Over the past couple days at church and prayer meeting, I've been inviting His light to keep shinning on me and in me. I've been going through my "whatevers"; my pre-made list of "happy thoughts" and memories that keep me anchored to truth and reminds me of all the warm sunshine that has (and continues) to light up my life. I will think about "such things". I will be transformed by the renewing of my mind. I will get up and walk because I WANT to be well. I'll be like King David in
2 Samuel 12:20. I'll grieve, but then I'll get up and move on. Like him, I'll take a shower, get dressed, and go worship the Lord. I'll even encourage myself, as he did in
1 Samuel 30:6, when I feel distressed. I can do all things through Christ who strengthens me (Philippians 4:13). "Whatever" may come, I know that I can "whatever" myself for good or for bad, but it's the good "whatevers" that I want taking up space in my mind. I will think on such things; and such things will renew my mind, build my faith, and give me life!

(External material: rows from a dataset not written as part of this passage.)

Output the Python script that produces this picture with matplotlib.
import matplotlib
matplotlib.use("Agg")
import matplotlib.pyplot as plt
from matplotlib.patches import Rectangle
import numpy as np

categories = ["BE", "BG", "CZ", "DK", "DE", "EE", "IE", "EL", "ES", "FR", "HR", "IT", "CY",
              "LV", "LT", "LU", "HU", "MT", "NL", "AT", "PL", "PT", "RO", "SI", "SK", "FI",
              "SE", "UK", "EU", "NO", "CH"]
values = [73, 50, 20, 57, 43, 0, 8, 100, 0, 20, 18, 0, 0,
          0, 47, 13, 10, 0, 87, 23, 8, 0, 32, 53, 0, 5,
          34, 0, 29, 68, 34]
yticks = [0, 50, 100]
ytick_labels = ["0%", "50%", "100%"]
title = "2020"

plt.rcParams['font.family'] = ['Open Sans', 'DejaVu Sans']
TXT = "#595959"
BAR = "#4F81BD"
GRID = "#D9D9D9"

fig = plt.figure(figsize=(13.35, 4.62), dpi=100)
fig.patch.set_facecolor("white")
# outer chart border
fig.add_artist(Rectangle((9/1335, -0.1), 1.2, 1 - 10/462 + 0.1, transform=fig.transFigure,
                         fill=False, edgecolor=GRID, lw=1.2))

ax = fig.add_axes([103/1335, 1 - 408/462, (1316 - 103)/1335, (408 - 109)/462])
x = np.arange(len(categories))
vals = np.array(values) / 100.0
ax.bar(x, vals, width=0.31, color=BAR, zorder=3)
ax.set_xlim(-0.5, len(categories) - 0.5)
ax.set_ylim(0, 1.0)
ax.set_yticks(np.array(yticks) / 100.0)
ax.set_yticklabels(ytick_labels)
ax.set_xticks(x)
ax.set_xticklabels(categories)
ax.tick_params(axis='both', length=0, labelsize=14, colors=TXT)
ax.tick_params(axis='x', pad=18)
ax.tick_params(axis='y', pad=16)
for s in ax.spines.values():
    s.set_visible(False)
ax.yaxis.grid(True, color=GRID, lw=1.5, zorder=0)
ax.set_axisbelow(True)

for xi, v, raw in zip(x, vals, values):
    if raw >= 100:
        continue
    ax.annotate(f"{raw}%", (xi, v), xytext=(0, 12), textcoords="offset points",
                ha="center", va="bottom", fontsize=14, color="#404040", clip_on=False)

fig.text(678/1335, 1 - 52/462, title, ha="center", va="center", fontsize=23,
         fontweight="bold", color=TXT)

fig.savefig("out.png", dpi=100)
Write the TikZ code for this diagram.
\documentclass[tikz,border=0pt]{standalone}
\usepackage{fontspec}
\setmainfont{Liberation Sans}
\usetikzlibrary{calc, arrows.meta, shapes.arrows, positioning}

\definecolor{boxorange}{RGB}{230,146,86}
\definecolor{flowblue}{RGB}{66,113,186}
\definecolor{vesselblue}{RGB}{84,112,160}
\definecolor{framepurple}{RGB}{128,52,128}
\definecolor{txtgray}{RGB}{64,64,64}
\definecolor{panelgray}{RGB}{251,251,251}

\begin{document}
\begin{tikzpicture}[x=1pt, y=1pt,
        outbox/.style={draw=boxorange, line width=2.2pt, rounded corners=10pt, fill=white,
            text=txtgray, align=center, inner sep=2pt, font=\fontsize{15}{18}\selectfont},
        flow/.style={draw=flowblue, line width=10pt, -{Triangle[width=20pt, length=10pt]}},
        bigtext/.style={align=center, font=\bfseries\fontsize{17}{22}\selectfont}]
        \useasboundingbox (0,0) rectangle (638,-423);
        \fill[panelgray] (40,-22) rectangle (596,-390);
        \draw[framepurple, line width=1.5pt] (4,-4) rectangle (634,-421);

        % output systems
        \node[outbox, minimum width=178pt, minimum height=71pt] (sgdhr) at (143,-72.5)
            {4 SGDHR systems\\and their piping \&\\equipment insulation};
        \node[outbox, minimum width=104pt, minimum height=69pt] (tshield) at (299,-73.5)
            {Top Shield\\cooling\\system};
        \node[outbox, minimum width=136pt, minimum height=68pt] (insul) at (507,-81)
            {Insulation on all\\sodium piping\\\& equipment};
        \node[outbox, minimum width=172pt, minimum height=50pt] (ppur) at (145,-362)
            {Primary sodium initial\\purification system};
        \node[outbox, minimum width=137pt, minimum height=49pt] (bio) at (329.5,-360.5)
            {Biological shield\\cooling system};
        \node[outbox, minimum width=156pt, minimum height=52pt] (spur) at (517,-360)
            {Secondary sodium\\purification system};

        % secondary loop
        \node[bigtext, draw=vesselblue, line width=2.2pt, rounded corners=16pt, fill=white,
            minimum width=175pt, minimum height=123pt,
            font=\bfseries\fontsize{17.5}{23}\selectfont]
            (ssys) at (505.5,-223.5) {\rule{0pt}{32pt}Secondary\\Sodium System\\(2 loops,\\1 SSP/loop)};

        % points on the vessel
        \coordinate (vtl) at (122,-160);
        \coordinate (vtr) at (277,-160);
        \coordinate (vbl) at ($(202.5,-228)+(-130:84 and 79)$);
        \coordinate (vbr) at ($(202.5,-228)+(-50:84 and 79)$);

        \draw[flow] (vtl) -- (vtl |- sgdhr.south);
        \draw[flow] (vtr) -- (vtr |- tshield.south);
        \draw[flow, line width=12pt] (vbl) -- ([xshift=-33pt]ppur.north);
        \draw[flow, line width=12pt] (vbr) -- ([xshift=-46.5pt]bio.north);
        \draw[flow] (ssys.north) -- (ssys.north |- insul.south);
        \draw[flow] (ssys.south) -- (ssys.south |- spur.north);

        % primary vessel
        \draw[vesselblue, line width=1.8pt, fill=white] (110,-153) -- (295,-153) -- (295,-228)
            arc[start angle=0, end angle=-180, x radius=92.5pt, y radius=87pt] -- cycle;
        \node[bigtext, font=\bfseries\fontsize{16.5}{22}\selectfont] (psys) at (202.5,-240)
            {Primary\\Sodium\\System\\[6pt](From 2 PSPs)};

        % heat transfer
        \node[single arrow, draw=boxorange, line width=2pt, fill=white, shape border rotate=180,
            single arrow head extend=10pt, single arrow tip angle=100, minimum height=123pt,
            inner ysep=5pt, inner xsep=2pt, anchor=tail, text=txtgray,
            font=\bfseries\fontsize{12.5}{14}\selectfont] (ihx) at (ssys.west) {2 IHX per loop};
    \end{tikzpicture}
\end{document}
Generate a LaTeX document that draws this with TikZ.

Grace and peace to you, my friends! I encourage you to make your own list of "whatevers". What things/memories are true, noble, right, pure, lovely, admirable, excellent, and praiseworthy? What lights you up and always makes you smile? Make a list of them and put it in your pocket for a rainy day when you need sunshine. Get creative and make a memory board, collage, scrapbook, slideshow, etc. Showcase your "whatevers" so that you can access that burst of light and joy when you need it. Cherish the moments where God's love touched your heart through the hug, smile, or act of kindness from another. Think on such things. God bless you!